By providing a happy, well-maintained environment, the children in my care will be encouraged to develop social skills to help them be accepted and welcome in society as they grow up.

I do not, and will not, administer physical punishment or any form of punishment with the intention of causing pain or discomfort, nor any kind of humiliating or hurtful treatment to any child in my care.

All parents receive a copy of my Behaviour Policy.

I agree methods to manage children’s behaviour with parents before the placements starts. These are discussed with parents during initial visits before the contract is signed to ensure appropriate care can be provided. Wherever possible I try to meet parents’ requests for the care of their children according to their values and practices. Records of these requirements are agreed and if necessary, attached to the child record forms. These records will be revisited and updated during regular reviews with parents.

I expect parents to inform me of any changes in the child’s home circumstances, care arrangements or any other change which may affect the child’s behaviour such as a new baby, parents’ separation, divorce or any bereavement. All information shared will be kept confidential unless there appears to be a child protection issue.

I offer regular review meetings with parents to discuss their child’s care and any issues or concerns, preferably when the child is not present. If I do not share the same first language as the child’s parent, I will take action to facilitate communication. This may include seeking advice from the local Early Years team.

I work together with parents to make sure there is consistency in the way the children are cared for. A consistent approach benefit’s the child’s welfare and makes sure that the child is not confused.

I will only physically intervene, and possibly restrain, a child to prevent an accident, such as a child running into the road, or to prevent an injury or damage.

All significant incidents are recorded and will be shared and discussed with the parents of the child concerned so that together we can work to resolve any behavioural issues.

From time to time children will have difficulty learning to deal with their emotions and feelings and this is a normal part of child development. I will acknowledge these feelings and try to help children to find constructive solutions in liaison with their parents.

  • Distracting and re-directing children’s activities are used as a way of discouraging unwanted behaviour.
  • I encourage responsibility by talking to the children about choices and possible consequences.
  • I aim to be firm and consistent so that children know and feel secure in the boundaries I set.
  • I will respond positively to children who consistently seek attention or are disruptive

I will ensure children maintain their self-esteem by showing I disapprove of the behaviour of the child.

If I have concerns about a child’s behaviour, which are not being resolved, I will ask for permission from the parents to talk it through with another childcare professional. I may contact either the National Childminding Association, the NSPCC, health visitor or the local early years team (or relevant advice service) for confidential advice.

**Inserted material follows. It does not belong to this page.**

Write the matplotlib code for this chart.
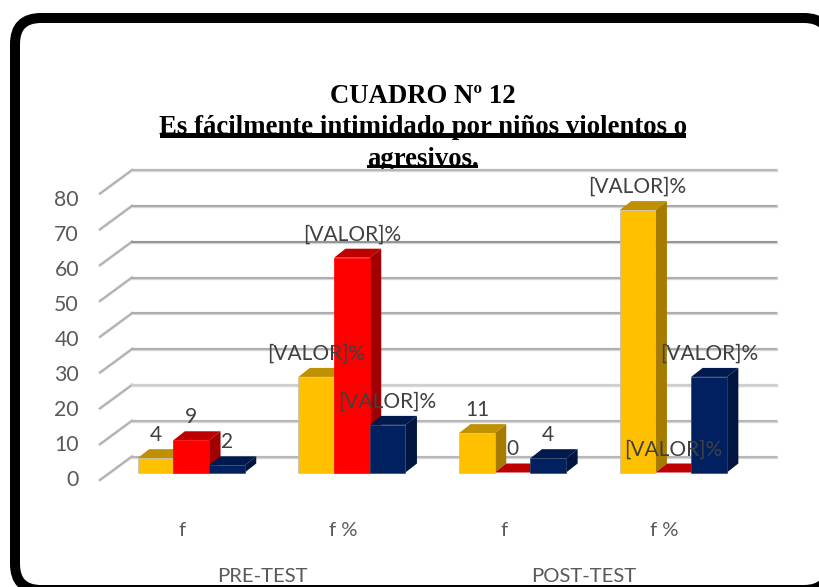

Concerns that could identify a particular child are kept confidential and only shared with people who need to know this information.

Around the age of two children can start to show signs of challenging behaviour, through frustration, fear and lack of understanding usually due to an inability to express them-selves. Growing independence leads to exploring the world around them and pushing of boundaries. I will deal with this behaviour in a similar way to challenging behaviour at any other time, but sometimes when challenging behaviour is constant it is wise to pick your battles and not always challenge inappropriate behaviour every time.

I encourage appropriate behaviour by:

  1. Setting a good example, I aim to be a positive role model as children copy what they see. Children learn values and behaviour from adults.
  1. I readily praise, approve and reward wanted behaviour, such as sharing, to encourage it to be repeated. Using praise helps to show that I value the child and it helps to build their self-esteem.
  1. I praise children to their parents and other people when they behave as expected.
  1. I try to be consistent when say “no” and explain reasons why it is not appropriate and considered unwanted behaviour.
  1. My expectations are flexible and realistic and are adjusted to the age, level of understanding, maturity and stage of development of the child.
  1. I use “time out” as my general way of disciplining children. This allows them time to reflect on their behaviour and diffuse possible difficult situations. After a short period of time (a few minutes) the child would then be invited back to re-join the other children and continue our activities.
  1. I try to involve children in setting and agreeing house rules.